Work to complete => Pull out every line below that contains the word "with".

Provided records =>
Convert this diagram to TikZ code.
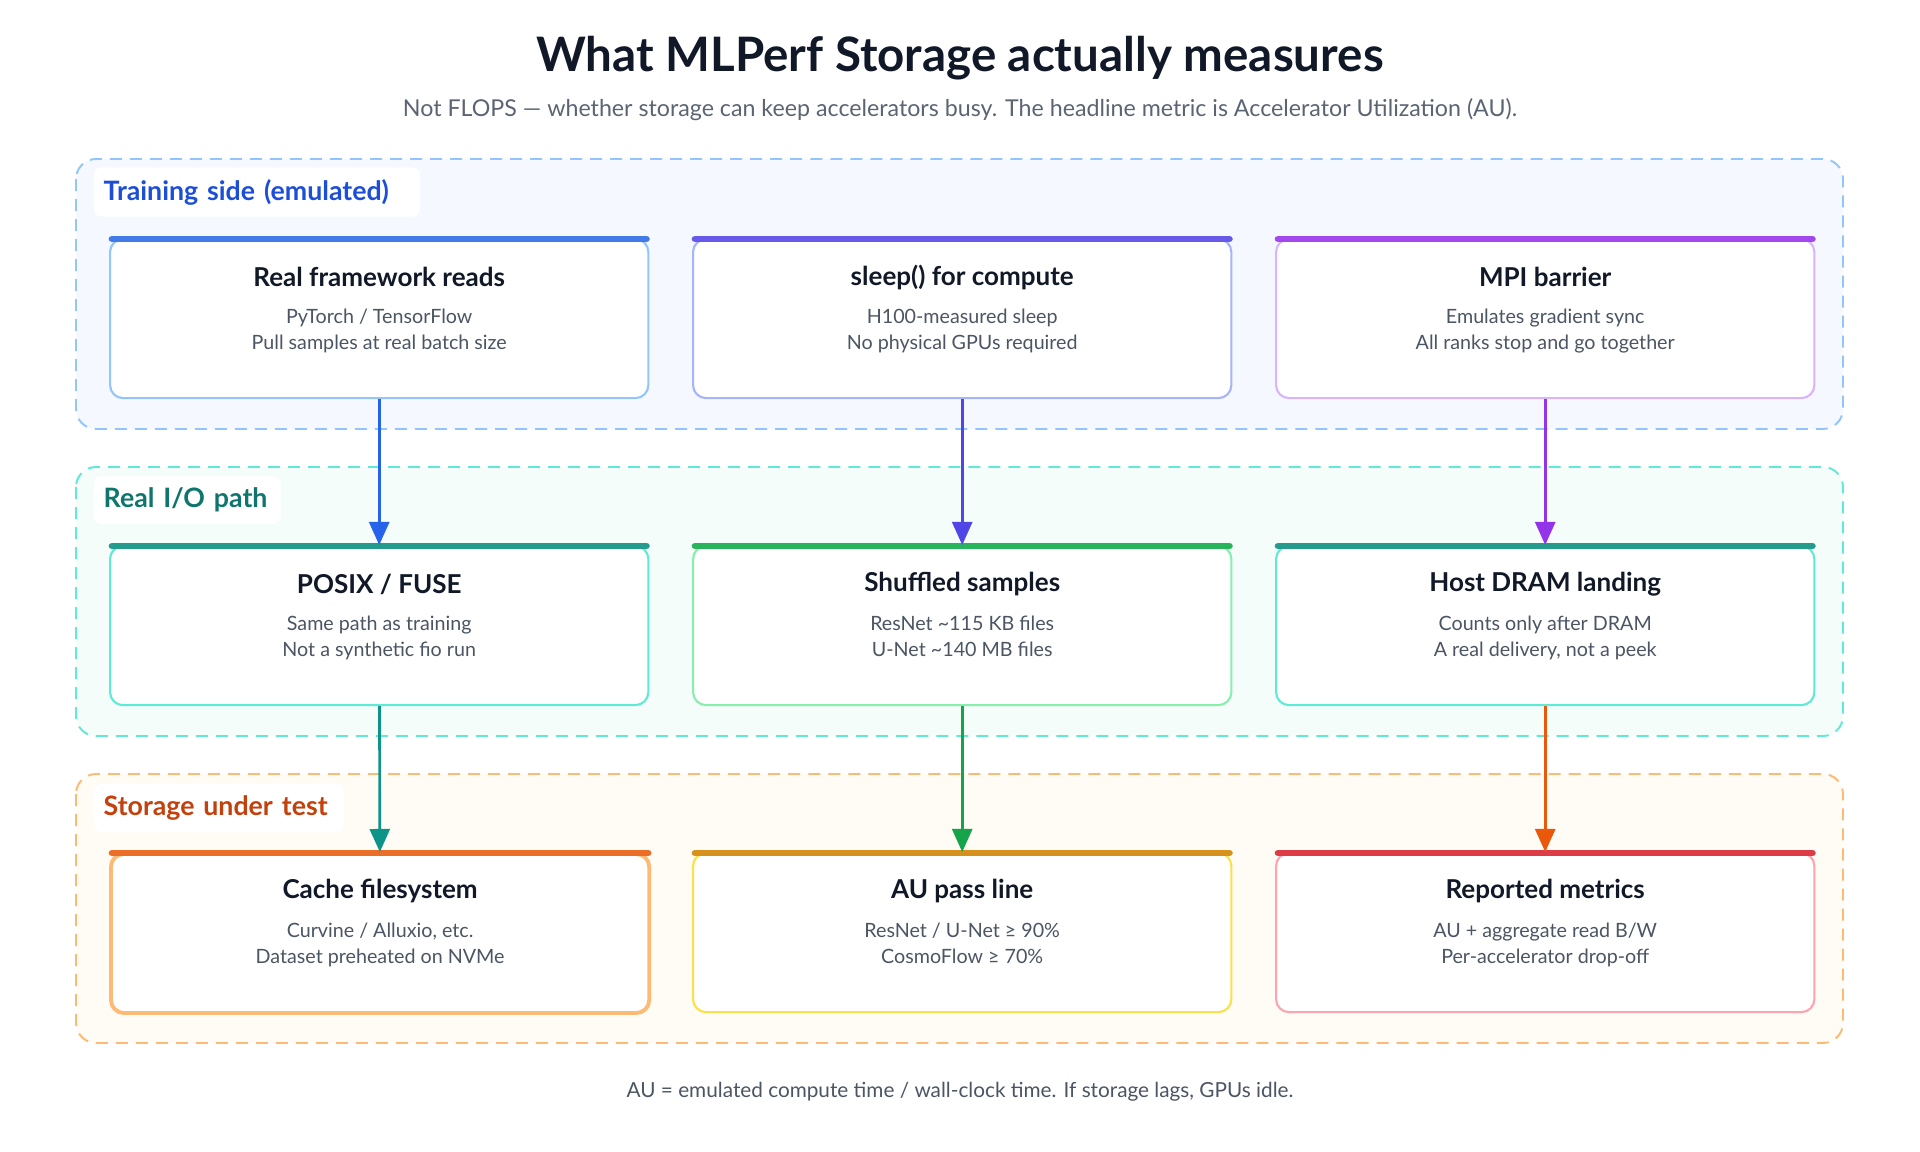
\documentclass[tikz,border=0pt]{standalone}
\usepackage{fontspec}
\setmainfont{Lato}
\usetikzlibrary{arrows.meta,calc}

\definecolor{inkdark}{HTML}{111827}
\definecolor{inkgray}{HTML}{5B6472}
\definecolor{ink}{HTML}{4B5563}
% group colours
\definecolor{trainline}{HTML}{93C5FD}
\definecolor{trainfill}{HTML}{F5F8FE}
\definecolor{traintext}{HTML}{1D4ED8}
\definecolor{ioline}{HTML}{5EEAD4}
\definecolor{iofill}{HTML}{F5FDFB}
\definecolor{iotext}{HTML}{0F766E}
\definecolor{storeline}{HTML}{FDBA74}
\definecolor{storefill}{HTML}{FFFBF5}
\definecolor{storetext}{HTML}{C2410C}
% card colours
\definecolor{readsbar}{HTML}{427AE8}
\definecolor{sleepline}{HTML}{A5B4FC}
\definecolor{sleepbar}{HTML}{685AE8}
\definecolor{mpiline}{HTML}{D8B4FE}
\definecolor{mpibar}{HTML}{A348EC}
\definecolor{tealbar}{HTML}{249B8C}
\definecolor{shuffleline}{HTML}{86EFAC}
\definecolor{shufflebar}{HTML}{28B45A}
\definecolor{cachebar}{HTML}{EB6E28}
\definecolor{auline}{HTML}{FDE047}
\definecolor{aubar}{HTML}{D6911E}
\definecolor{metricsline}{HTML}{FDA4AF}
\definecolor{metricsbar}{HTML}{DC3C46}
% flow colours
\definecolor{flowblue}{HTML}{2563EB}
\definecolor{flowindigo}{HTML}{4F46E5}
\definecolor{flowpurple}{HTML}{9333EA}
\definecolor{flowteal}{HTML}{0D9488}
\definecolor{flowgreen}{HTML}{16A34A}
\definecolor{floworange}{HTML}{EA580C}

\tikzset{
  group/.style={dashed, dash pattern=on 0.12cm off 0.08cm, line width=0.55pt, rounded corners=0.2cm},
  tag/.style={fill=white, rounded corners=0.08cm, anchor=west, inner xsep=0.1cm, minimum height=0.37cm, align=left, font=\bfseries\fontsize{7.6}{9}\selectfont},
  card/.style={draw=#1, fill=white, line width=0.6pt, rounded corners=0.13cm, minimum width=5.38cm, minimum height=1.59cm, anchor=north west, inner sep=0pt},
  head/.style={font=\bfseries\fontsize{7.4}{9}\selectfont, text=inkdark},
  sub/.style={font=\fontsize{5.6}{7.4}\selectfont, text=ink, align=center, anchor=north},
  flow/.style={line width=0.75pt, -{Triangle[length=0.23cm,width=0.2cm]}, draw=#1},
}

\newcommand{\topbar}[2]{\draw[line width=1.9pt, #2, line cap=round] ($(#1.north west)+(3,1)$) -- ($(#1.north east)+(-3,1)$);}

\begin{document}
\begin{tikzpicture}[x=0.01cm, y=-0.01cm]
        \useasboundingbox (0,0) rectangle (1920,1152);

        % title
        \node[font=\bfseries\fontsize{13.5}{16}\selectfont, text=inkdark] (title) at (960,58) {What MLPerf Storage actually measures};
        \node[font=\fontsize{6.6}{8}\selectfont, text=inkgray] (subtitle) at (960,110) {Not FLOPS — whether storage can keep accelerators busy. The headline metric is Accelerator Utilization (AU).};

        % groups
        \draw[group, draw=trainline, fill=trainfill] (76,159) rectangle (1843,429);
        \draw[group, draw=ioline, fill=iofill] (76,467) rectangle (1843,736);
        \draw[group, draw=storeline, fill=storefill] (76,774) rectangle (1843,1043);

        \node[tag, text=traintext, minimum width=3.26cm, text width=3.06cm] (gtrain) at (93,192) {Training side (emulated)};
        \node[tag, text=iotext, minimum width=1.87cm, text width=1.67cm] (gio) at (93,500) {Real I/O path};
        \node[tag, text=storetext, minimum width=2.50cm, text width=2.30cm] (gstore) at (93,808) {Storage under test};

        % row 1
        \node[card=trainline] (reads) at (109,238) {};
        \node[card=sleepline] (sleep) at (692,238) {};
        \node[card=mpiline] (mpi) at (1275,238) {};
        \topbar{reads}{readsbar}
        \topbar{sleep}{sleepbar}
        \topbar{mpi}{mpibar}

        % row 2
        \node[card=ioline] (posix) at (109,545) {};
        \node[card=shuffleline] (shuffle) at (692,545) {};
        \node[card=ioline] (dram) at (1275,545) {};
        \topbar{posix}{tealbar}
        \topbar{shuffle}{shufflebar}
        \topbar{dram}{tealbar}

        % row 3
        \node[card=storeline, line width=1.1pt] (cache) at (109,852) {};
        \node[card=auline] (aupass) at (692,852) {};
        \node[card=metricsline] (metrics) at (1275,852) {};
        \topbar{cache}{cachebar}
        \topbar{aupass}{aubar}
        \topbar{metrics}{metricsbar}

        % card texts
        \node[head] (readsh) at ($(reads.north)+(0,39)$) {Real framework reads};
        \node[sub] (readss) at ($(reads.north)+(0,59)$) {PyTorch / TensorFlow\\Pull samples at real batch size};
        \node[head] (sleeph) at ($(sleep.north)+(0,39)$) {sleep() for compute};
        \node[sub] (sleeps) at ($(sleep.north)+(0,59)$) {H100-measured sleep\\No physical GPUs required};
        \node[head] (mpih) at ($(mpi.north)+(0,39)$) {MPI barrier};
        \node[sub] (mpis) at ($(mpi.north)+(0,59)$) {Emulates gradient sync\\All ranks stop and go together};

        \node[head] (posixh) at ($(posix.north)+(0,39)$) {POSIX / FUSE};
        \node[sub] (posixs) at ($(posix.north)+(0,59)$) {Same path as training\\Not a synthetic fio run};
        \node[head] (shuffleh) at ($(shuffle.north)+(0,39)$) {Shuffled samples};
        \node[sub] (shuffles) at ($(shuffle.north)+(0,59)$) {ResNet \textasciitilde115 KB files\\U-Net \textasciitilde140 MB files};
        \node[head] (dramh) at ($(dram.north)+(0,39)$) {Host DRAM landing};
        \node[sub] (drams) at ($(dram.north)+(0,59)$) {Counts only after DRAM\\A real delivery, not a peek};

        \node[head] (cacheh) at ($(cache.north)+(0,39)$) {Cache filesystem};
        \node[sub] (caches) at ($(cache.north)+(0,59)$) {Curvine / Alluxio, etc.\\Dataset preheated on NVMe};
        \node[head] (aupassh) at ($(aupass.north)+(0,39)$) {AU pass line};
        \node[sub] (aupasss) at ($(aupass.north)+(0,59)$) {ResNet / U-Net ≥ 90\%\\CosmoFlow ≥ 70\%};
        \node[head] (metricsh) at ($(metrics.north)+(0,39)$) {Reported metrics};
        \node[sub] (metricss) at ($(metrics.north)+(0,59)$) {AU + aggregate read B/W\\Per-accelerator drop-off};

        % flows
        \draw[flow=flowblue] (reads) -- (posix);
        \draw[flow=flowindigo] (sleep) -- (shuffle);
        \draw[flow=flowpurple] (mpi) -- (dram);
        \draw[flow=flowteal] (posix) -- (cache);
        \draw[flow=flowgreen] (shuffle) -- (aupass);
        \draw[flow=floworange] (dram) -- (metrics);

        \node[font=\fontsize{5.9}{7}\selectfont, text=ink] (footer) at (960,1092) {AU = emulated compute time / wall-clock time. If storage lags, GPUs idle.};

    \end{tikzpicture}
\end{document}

---

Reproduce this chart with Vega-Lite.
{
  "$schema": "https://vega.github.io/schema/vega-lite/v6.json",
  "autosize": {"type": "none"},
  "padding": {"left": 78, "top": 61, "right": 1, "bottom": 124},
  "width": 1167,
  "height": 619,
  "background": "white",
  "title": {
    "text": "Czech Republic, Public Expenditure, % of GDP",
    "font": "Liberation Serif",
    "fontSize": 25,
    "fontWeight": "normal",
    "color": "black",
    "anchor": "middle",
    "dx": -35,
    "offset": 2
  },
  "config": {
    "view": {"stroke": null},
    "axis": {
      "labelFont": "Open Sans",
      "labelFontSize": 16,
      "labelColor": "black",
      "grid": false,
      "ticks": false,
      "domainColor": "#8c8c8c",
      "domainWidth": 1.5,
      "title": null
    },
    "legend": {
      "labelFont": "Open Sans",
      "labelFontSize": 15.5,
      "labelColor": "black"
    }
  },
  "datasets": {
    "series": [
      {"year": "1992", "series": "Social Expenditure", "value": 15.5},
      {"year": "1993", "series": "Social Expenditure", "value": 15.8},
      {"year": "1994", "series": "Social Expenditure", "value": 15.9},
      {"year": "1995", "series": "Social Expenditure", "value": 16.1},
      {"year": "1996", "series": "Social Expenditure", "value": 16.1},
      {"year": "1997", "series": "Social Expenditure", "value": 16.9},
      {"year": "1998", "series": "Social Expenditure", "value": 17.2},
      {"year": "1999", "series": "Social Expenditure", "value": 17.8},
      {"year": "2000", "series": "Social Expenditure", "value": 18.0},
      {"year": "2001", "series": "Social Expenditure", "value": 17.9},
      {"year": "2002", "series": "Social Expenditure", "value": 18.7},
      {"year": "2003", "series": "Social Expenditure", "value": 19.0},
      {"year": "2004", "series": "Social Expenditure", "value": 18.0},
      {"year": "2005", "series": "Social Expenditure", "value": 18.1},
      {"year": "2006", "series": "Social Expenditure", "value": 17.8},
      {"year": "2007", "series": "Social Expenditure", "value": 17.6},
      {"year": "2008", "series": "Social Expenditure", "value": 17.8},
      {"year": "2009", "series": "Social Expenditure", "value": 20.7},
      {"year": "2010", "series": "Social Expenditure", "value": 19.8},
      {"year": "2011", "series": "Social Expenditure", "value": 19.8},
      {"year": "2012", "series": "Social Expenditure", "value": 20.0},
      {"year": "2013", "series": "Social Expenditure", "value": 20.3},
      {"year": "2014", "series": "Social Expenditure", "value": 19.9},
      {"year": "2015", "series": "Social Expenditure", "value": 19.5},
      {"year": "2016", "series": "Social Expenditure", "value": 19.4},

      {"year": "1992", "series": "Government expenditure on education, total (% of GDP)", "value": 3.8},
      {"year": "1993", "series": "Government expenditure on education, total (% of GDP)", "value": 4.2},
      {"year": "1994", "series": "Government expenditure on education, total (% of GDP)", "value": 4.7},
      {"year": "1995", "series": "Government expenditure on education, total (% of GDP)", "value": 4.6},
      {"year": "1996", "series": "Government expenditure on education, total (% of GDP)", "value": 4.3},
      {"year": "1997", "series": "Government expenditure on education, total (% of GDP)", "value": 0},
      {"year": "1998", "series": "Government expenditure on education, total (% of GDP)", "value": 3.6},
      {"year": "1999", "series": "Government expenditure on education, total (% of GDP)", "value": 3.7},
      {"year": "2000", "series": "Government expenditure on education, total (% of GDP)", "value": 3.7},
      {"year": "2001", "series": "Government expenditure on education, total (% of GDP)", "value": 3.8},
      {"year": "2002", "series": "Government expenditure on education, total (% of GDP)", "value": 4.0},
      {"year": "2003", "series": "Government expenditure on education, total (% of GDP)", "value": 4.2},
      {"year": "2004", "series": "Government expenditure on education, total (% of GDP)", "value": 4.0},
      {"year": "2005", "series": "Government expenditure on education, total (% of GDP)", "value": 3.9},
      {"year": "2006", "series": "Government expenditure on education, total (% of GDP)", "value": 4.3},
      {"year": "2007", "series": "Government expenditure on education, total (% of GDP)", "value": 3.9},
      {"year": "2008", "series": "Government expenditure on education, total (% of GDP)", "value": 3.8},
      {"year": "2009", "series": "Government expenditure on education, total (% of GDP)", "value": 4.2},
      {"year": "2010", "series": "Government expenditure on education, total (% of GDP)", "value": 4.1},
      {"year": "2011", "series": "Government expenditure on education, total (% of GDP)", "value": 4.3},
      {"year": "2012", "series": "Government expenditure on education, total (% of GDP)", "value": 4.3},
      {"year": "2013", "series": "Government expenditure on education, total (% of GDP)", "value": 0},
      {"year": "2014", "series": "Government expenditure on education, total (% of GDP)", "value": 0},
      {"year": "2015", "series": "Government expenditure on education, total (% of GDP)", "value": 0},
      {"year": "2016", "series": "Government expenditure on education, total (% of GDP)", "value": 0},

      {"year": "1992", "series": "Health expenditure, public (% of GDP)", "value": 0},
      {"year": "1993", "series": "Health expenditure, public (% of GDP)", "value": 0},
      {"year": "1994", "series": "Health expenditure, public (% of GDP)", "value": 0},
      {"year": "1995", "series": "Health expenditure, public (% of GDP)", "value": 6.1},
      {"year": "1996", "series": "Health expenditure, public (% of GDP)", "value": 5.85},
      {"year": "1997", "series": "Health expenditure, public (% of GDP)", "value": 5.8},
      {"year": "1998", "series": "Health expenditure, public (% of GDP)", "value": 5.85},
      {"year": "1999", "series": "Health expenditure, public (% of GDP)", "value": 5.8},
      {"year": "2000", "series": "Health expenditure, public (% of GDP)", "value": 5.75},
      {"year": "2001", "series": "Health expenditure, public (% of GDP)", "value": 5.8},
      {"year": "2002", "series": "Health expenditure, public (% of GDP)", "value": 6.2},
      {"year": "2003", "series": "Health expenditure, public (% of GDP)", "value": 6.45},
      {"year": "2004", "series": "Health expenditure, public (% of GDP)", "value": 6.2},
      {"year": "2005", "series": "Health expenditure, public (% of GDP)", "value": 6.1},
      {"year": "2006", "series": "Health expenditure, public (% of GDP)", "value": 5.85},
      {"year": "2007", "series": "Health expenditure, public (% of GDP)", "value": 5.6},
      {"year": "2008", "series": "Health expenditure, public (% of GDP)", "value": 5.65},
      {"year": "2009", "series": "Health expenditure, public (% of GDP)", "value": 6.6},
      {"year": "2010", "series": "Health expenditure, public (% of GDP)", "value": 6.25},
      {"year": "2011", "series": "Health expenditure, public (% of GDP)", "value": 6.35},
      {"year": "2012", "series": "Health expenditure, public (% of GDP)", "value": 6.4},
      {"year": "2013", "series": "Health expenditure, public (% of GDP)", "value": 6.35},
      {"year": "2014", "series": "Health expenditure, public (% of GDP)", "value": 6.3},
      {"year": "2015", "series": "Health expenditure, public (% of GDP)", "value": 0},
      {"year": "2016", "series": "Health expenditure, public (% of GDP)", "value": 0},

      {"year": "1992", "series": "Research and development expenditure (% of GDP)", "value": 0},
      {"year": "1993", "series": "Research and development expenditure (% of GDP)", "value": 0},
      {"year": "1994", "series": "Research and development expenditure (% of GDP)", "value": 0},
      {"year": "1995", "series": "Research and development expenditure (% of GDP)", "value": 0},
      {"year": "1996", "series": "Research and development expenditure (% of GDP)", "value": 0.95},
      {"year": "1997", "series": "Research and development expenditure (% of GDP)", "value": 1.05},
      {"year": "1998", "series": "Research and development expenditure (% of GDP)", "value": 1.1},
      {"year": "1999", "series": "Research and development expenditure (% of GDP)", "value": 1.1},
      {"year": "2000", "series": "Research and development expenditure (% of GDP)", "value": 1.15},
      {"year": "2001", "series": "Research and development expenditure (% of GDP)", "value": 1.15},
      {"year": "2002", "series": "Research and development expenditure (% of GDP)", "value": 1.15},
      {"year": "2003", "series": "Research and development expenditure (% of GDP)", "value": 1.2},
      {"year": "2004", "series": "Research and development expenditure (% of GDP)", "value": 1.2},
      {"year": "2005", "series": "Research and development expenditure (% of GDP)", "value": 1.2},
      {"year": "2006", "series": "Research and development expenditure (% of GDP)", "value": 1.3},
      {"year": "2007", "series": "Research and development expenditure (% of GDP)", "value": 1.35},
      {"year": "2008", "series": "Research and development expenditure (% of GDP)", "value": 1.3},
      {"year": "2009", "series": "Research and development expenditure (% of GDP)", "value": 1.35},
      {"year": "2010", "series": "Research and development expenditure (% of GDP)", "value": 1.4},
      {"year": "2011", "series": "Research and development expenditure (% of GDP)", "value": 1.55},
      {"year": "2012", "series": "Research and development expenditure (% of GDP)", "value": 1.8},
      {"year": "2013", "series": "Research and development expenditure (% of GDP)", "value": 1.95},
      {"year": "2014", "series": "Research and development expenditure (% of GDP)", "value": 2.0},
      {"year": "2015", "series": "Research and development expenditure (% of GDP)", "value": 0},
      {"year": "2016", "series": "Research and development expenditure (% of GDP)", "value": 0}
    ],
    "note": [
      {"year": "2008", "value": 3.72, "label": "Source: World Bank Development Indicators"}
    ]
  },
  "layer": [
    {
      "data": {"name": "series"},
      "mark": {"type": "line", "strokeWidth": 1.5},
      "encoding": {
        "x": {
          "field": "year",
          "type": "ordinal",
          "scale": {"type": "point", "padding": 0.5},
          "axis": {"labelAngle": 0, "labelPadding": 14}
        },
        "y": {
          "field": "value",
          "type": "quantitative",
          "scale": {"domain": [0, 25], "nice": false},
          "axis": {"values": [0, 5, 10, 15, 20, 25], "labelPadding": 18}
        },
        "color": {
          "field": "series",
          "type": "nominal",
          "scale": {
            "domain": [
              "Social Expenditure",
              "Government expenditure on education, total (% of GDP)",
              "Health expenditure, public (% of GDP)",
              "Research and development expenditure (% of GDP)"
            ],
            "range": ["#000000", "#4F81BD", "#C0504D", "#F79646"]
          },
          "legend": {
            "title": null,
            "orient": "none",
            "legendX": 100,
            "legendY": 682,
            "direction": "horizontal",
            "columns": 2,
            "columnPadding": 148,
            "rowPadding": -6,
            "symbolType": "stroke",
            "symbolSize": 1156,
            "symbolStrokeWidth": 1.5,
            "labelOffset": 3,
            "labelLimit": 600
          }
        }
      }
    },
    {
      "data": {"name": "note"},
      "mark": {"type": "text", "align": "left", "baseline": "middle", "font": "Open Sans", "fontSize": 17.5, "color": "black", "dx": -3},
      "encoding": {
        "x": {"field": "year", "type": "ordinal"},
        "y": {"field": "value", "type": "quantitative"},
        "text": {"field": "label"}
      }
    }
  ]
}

* * *

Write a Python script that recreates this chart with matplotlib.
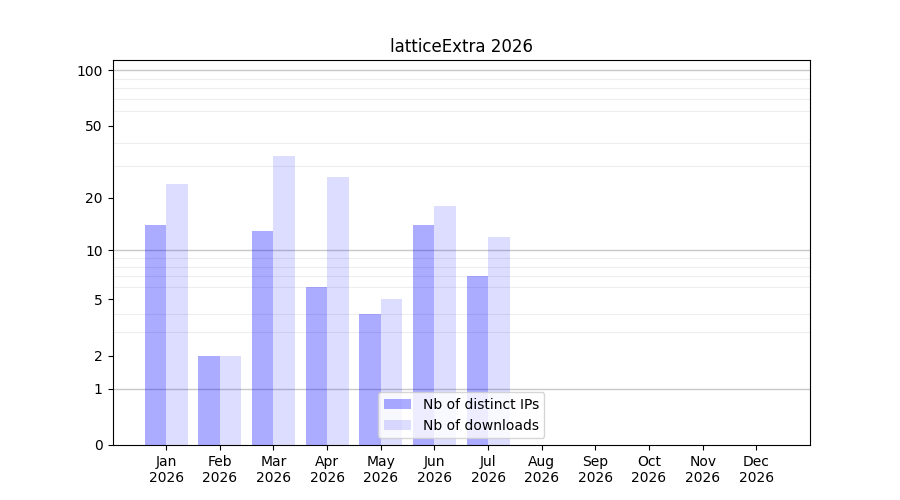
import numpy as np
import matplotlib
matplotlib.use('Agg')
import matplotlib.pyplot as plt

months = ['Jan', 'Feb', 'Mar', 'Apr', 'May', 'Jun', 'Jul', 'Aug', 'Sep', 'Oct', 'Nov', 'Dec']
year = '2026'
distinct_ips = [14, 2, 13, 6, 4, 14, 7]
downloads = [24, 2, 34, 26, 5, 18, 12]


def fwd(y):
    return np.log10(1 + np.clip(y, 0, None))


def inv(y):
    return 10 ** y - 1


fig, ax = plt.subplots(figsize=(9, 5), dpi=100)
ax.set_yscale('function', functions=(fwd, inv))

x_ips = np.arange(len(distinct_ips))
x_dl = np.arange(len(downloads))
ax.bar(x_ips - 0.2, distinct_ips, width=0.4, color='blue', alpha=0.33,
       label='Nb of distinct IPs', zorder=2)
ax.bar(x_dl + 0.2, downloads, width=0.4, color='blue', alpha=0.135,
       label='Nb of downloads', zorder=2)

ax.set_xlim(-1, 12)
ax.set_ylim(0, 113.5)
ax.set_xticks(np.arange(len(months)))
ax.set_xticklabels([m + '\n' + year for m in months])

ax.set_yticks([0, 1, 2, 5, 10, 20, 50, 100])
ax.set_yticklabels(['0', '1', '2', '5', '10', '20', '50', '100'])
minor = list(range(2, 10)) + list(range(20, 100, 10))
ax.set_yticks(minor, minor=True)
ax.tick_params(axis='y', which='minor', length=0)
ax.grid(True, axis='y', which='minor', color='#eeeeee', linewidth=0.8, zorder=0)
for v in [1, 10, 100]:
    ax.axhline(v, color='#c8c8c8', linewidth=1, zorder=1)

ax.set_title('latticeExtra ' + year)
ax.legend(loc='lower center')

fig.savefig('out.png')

Worked solution =>
Reproduce this chart with Vega-Lite.
Write a Python script that recreates this chart with matplotlib.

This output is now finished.